The 35-year-old from Haryana’s Bhiwani made an appearance at the protest site of the farmers — Delhi’s Singhu border.
“Enough is enough, if the government does not listen to the demands of the farmers, then I have decided that as a show of solidarity, I will return my Khel Ratna,” Vijender told PTI.
“I come from a family of farmers and army men, I can understand their pain and anxiety. It is high time that government pays heed to their demands,” he added.
Vijender had won India’s first Olympic medal in boxing, a bronze, in the 2008 Beijing Games.
In 2009, he also became the first Indian boxer to clinch a world championships medal (a bronze). The same year, he was bestowed the country’s highest sporting honour for his trailblazing achievements.
He currently plies his trade in the professional circuit and had even contested the 2019 Lok Sabha elections.
“The award definitely means a lot to me but we also have to take a stand for things we believe in,” he said.

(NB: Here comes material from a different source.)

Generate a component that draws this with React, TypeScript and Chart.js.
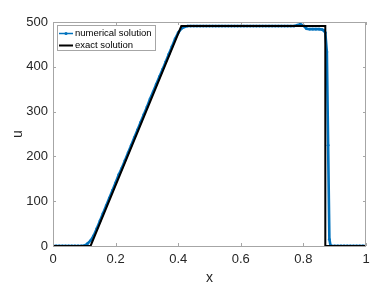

“If the crisis is resolved with talks, then we would all be happy,” he added.
Earlier, former national boxing coach Gurbax Singh Sandhu, who was in-charge during the Beijing Olympics, had also talked about returning his Dronacharya award if the demands of the farmers were not addressed.
Vijender and Sandhu joined several former sportspersons in extending their support to the agitating farmers.
Among them are Padma Shri and Arjuna awardee wrestler Kartar Singh, Arjuna awardee basketball player Sajjan Singh Cheema and Arjuna awardee hockey player Rajbir Kaur.
Thousands of farmers from Punjab and Haryana have stayed put at various Delhi border points for the past few days, protesting against the new farm laws, which they fear will dismantle the minimum support price system, leaving them at the “mercy” of big corporates.
Farmers’ concern is that these laws will eliminate the MSP and mandis that ensure earning. But the government says the MSP system will continue and the new laws will give farmers more options to sell their produce.
The government is holding talks with farmers, who have called for a ‘Bharat Bandh’ on December 8 and threatened to occupy toll plazas.